Renaissance architects saw a clear connection between music and design. They equated proportions with musical notes and often said pleasing proportions were music for the eyes. There’s a rich legacy of this musical/proportional connection going back to ancient Greece, yet to my thinking there’s something more profound lurking beneath the surface.
The ability to imagine is a huge step, possibly the biggest step on your design journey. In fact the question I’m asked frequently is – Can you really teach design? I’m not sure, but I am certain you can make giant strides in your ability to see. And in the case of woodworking where the tool to visualize (dividers) is also the tool to execute layouts, visualizing becomes intuitive. But here’s where the music comes in. How many times have you heard an annoying song on the radio (“Lydia the Tattooed Lady” by the Marx brothers comes to mind) that you just couldn’t shake from your head?
What’s that have to do with design or visualization? It illustrates our innate ability to visualize. You don’t have to be a musician to have good or bad music playing in your head, though I believe musicians can hear internal sound with more detail. The point is we all routinely visualize music with hardly a thought.

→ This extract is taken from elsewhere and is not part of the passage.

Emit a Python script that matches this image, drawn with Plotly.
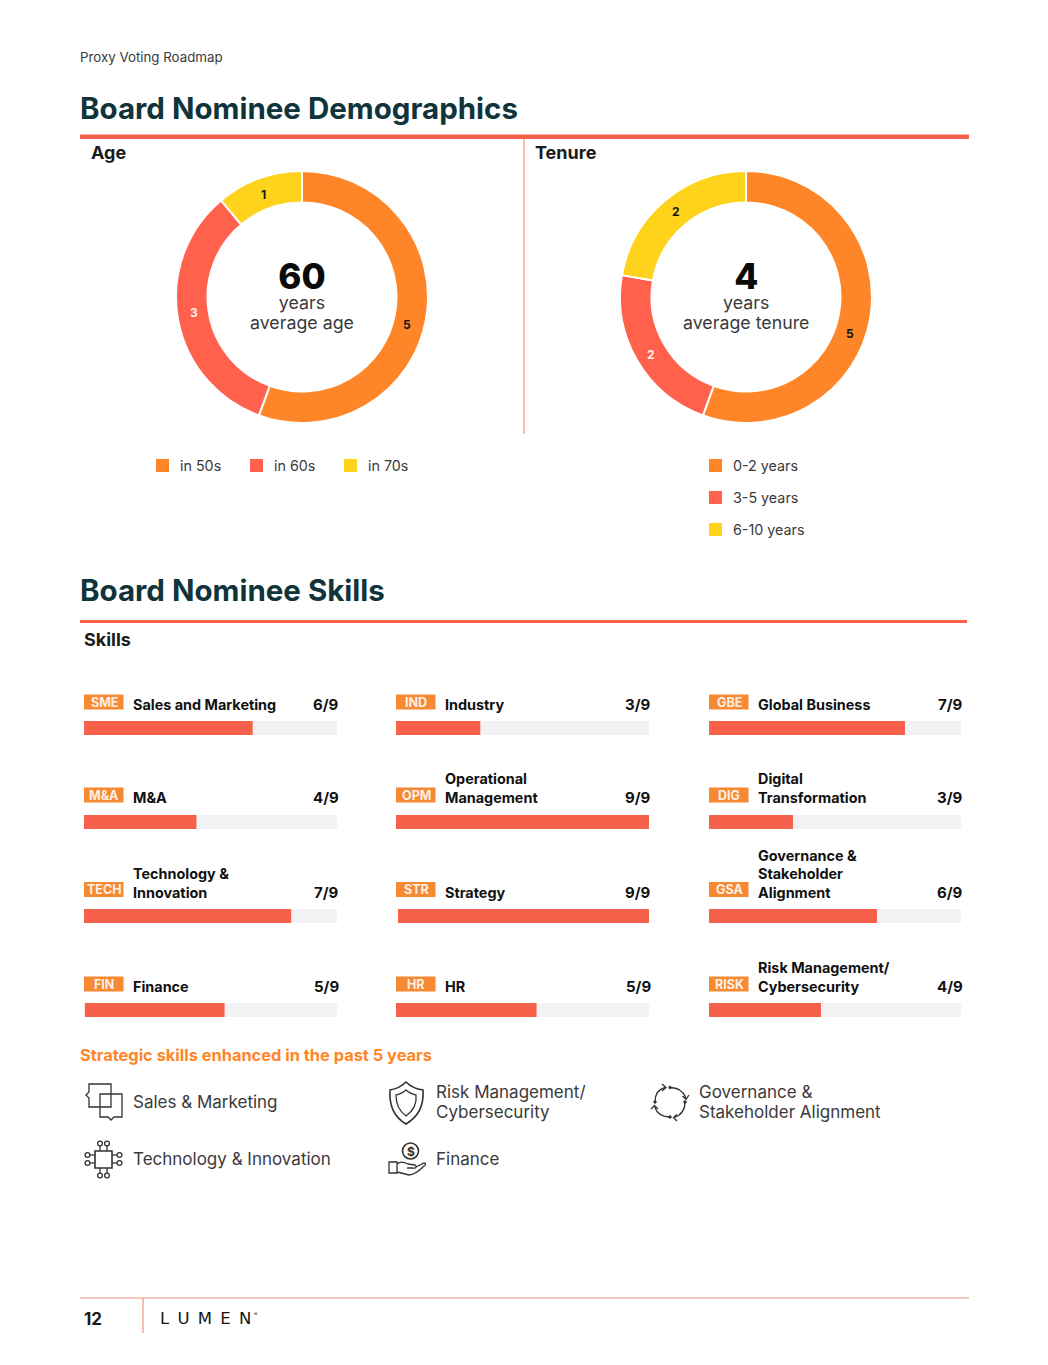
import plotly.graph_objects as go

# ---------- data ----------
AGE_LABELS = ["in 50s", "in 60s", "in 70s"]
AGE_VALUES = [5, 3, 1]
TENURE_LABELS = ["0-2 years", "3-5 years", "6-10 years"]
TENURE_VALUES = [5, 2, 2]
ROWS = ["r1", "r2", "r3", "r4"]
COL1_TAGS = ["SME", "M&A", "TECH", "FIN"]
COL1_NAMES = [["Sales and Marketing"], ["M&A"], ["Technology &", "Innovation"], ["Finance"]]
COL1_SCORES = ["6/9", "4/9", "7/9", "5/9"]
COL1_VALUES = [6, 4, 7.37, 5]
COL1_STARTS = [0, 0, 0, 0.03]
COL2_TAGS = ["IND", "OPM", "STR", "HR"]
COL2_NAMES = [["Industry"], ["Operational", "Management"], ["Strategy"], ["HR"]]
COL2_SCORES = ["3/9", "9/9", "9/9", "5/9"]
COL2_VALUES = [3, 9, 9, 5]
COL2_STARTS = [0, 0, 0.07, 0]
COL3_TAGS = ["GBE", "DIG", "GSA", "RISK"]
COL3_NAMES = [["Global Business"], ["Digital", "Transformation"],
              ["Governance &", "Stakeholder", "Alignment"], ["Risk Management/", "Cybersecurity"]]
COL3_SCORES = ["7/9", "3/9", "6/9", "4/9"]
COL3_VALUES = [7, 3, 6, 4]
COL3_STARTS = [0, 0, 0, 0]
SKILL_MAX = 9
W, H = 1048, 1365

# ---------- styles ----------
FONT = "Inter"
ORANGE, RED, YELLOW = "#FF8628", "#FF614C", "#FFD21C"
BAR = "#F7604B"; TRACK = "#F1F2F3"; TAG = "#F58A33"; RULE = "#F9604A"
TEAL = "#10343A"; DARK = "#111111"; BODY = "#3A3A3A"; ICON = "#333333"
SLICES = [ORANGE, RED, YELLOW]
SLICE_TEXT = ["#151515", "#FFF3F0", "#151515"]

fig = go.Figure()
ann, shp = [], []


def text(x, y, s, size, color=BODY, weight=400, anchor="left", family=FONT):
    ann.append(dict(x=x, y=y, xref="x4", yref="y4", text=s, showarrow=False, xanchor=anchor,
                    yanchor="middle", borderpad=0, borderwidth=0,
                    font=dict(family=family, size=size, color=color, weight=weight)))


def rect(x0, y0, x1, y1, fill):
    shp.append(dict(type="rect", xref="x4", yref="y4", x0=x0, y0=y0, x1=x1, y1=y1,
                    fillcolor=fill, line=dict(width=0), layer="above"))


def line(x0, y0, x1, y1, color, w=1.0):
    shp.append(dict(type="line", xref="x4", yref="y4", x0=x0, y0=y0, x1=x1, y1=y1,
                    line=dict(color=color, width=w), layer="above"))


def path(d, w=1.3, fill="rgba(0,0,0,0)"):
    shp.append(dict(type="path", xref="x4", yref="y4", path=d, fillcolor=fill,
                    line=dict(color=ICON, width=w), layer="above"))


def circle(cx, cy, r, w=1.3, fill="rgba(0,0,0,0)"):
    shp.append(dict(type="circle", xref="x4", yref="y4", x0=cx - r, y0=cy - r, x1=cx + r, y1=cy + r,
                    fillcolor=fill, line=dict(color=ICON, width=w), layer="above"))


# ---------- donuts ----------
for labels, values, cx in [(AGE_LABELS, AGE_VALUES, 302), (TENURE_LABELS, TENURE_VALUES, 746)]:
    fig.add_trace(go.Pie(labels=labels, values=values, hole=0.75, sort=False, direction="clockwise",
                         rotation=0, textinfo="none", hoverinfo="label+value", showlegend=False,
                         marker=dict(colors=SLICES, line=dict(color="white", width=2)),
                         domain=dict(x=[(cx - 126) / W, (cx + 126) / W], y=[1 - 423 / H, 1 - 171 / H])))

# ---------- skill bars ----------
COL_PIX = [(84, 337), (396, 649), (709, 961)]
COLS = [(COL1_TAGS, COL1_NAMES, COL1_VALUES, COL1_SCORES, COL1_STARTS),
        (COL2_TAGS, COL2_NAMES, COL2_VALUES, COL2_SCORES, COL2_STARTS),
        (COL3_TAGS, COL3_NAMES, COL3_VALUES, COL3_SCORES, COL3_STARTS)]
axis_common = dict(range=[0, SKILL_MAX], visible=False, fixedrange=True, anchor="y")
for i, ((tags, names, vals, scores, starts), (px0, px1)) in enumerate(zip(COLS, COL_PIX)):
    xa = "x" if i == 0 else f"x{i + 1}"
    fig.add_trace(go.Bar(x=[SKILL_MAX - s for s in starts], base=starts, y=ROWS, orientation="h", xaxis=xa, yaxis="y",
                         marker=dict(color=TRACK, line=dict(width=0)), width=0.149, hoverinfo="skip", showlegend=False))
    fig.add_trace(go.Bar(x=[v - s for v, s in zip(vals, starts)], base=starts, y=ROWS, orientation="h", xaxis=xa, yaxis="y",
                         text=tags, textposition="none",
                         marker=dict(color=BAR, line=dict(width=0)), width=0.149, showlegend=False))
    key = "xaxis" if i == 0 else f"xaxis{i + 1}"
    fig.layout[key] = dict(domain=[px0 / W, px1 / W], **axis_common)

fig.add_trace(go.Scatter(x=[None], y=[None], xaxis="x4", yaxis="y4", showlegend=False, hoverinfo="skip"))

# ---------- header texts ----------
text(80, 56.5, "Proxy Voting Roadmap", 13.3)
text(80, 108, "Board Nominee Demographics", 29.5, TEAL, 700)
rect(80, 134.5, 969, 139, RULE)
text(91, 152, "Age", 18, "#1A1A1A", 700)
text(535, 152, "Tenure", 18, "#1A1A1A", 700)
line(524, 139, 524, 434, "#F58B7B", 1.2)

for cx, big, sub in [(302, "60", "average age"), (746, "4", "average tenure")]:
    text(cx, 293.5, f'<span style="font-size:35px;font-weight:800;color:#0A0A0A">{big}</span><br>'
                  f'<span style="font-size:17.8px">years</span><br>'
                  f'<span style="font-size:17.8px">{sub}</span>', 15.4, BODY, 400, "center")

for vals, spots in [(AGE_VALUES, [(407, 324), (194, 312), (263, 194)]),
                    (TENURE_VALUES, [(850, 333), (651, 354), (676, 211)])]:
    for v, (x, y), c in zip(vals, spots, SLICE_TEXT):
        text(x, y, str(v), 12, c, 700, "center")

# legends
for lab, c, x in zip(AGE_LABELS, SLICES, [156, 250, 344]):
    rect(x, 459, x + 13, 472, c)
    text(x + 24, 465.5, lab, 14.3)
for lab, c, y in zip(TENURE_LABELS, SLICES, [465.5, 497.5, 529.5]):
    rect(709, y - 6.5, 722, y + 6.5, c)
    text(733, y, lab, 14.3)

# skills section
text(80, 590, "Board Nominee Skills", 29.5, TEAL, 700)
rect(80, 620, 967, 623, RULE)
text(84, 639, "Skills", 18, "#1A1A1A", 700)

TAG_Y = [702, 795, 889.5, 984]
NAME_Y = [704.5, 797, 892, 986]
for (tags, names, vals, scores, starts), (px0, px1) in zip(COLS, COL_PIX):
    for tag, nm, s, ty, ny in zip(tags, names, scores, TAG_Y, NAME_Y):
        rect(px0, ty - 7.5, px0 + 39.5, ty + 7.5, TAG)
        text(px0 + 20, ty, tag, 12.5, "#FDF0E6", 700, "center")
        for k, ln in enumerate(reversed(nm)):
            text(px0 + 49, ny - k * 18.4, ln, 14.4, DARK, 700)
        text(px1 + 2, ny, s, 15, DARK, 700, "right")

# strategic skills
text(80, 1055, "Strategic skills enhanced in the past 5 years", 16.4, ORANGE, 700)
text(133, 1101.5, "Sales &amp; Marketing", 17, BODY)
text(133, 1158.5, "Technology &amp; Innovation", 17, BODY)
text(436, 1091.5, "Risk Management/", 17, BODY)
text(436, 1112, "Cybersecurity", 17, BODY)
text(436, 1158.5, "Finance", 17, BODY)
text(699, 1091.5, "Governance &amp;", 17, BODY)
text(699, 1112, "Stakeholder Alignment", 17, BODY)

# icon: speech boxes
path("M89 1084 L111 1084 L111 1107 L89 1107 L89 1098 L86 1095 L89 1092 Z")
path("M100 1094 L122 1094 L122 1117 L114 1117 L111 1120 L108 1117 L100 1117 Z")
# icon: chip
path("M95 1151 L112 1151 L112 1168 L95 1168 Z", 1.6)
for px_ in (100, 107):
    line(px_, 1151, px_, 1146, ICON, 1.3); circle(px_, 1143.5, 2.4)
    line(px_, 1168, px_, 1173, ICON, 1.3); circle(px_, 1175.5, 2.4)
for py_ in (1155, 1163):
    line(95, py_, 90, py_, ICON, 1.3); circle(87.5, py_, 2.4)
    line(112, py_, 117, py_, ICON, 1.3); circle(119.5, py_, 2.4)
# icon: shield
path("M406 1082 C401 1087 396 1089 390 1090 C389 1105 394 1117 406 1124 C418 1117 424 1105 423 1090 C416 1089 411 1087 406 1082 Z", 1.6)
path("M406 1090 C403 1093 400 1094 396 1095 C396 1104 399 1111 406 1116 C413 1111 417 1104 416 1095 C412 1094 409 1093 406 1090 Z", 1.3)
# icon: hand and coin
circle(410.5, 1151, 8, 1.6)
ann.append(dict(x=410.5, y=1151, xref="x4", yref="y4", text="$", showarrow=False, borderwidth=0, borderpad=0,
                font=dict(family=FONT, size=12, color=ICON, weight=700)))
path("M389 1162 L397 1162 L397 1173 L389 1173 Z")
path("M397 1164 C400 1161 404 1162 408 1164 L415 1165 C417 1166 416 1169 413 1168 L407 1168")
path("M416 1167 L424 1163 C426 1163 426 1165 424 1166 C420 1170 415 1175 409 1175 L397 1172")
# icon: cycle
path("M655 1102 Q655 1090 665 1087.5")
path("M670 1087.5 Q682 1087.5 686 1098")
path("M685 1102 Q685 1114 674 1117.5")
path("M670 1117 Q658 1117 654.5 1106.5")
path("M662 1084 L666 1087.5 L662 1091")
path("M682.5 1096 L686 1099.5 L689 1095")
path("M677 1121 L673.5 1117.5 L677 1114.5")
path("M651 1109 L654.5 1105.5 L658 1109")
for cx_, cy_ in [(670, 1087.5), (685, 1102), (670, 1117), (655, 1102)]:
    circle(cx_, cy_, 1.3, 0.8, ICON)

# footer
line(80, 1298, 969, 1298, "#F0907F", 1)
line(143, 1298, 143, 1333, "#F0907F", 1.2)
text(84, 1318.5, "12", 17, "#1A1A1A", 700)
text(159.5, 1318.5, "L\u2002U\u2002M\u2002E\u2002N", 16.5, "#151515", 400, family="DejaVu Sans")
text(254, 1313.5, "®", 5, "#151515", 400)

fig.update_layout(
    width=W, height=H, margin=dict(l=0, r=0, t=0, b=0), paper_bgcolor="white", plot_bgcolor="rgba(0,0,0,0)",
    barmode="overlay", showlegend=False, annotations=ann, shapes=shp,
    yaxis=dict(domain=[1 - 1057 / H, 1 - 681 / H], range=[3.5, -0.5], type="category",
               categoryorder="array", categoryarray=ROWS, visible=False, fixedrange=True),
    xaxis4=dict(domain=[0, 1], range=[0, W], visible=False, fixedrange=True, anchor="y4"),
    yaxis4=dict(domain=[0, 1], range=[H, 0], visible=False, fixedrange=True, anchor="x4"),
)
fig.write_html("out.html", config=dict(displayModeBar=False),
               post_script="document.body.style.margin='0';")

Then why is it we struggle to visualize designs and proportions? Jim Tolpin and I are convinced that we visualize music not because we learned to write notes in grade school but because we fell asleep to a lullabye while still in the crib and took up song before we could talk. The notes were imprinted.
We don’t imagine objects in space because we never imprinted visual notes. With one voice the historical design books emphasized proportions and charged the aspiring designer to draw standards like the classic orders. This has little to do with building furniture fit for the Parthenon and everything to do with learning to make music with proportions. Welcome to the new /old/classic/contemporary way of making music with proportions.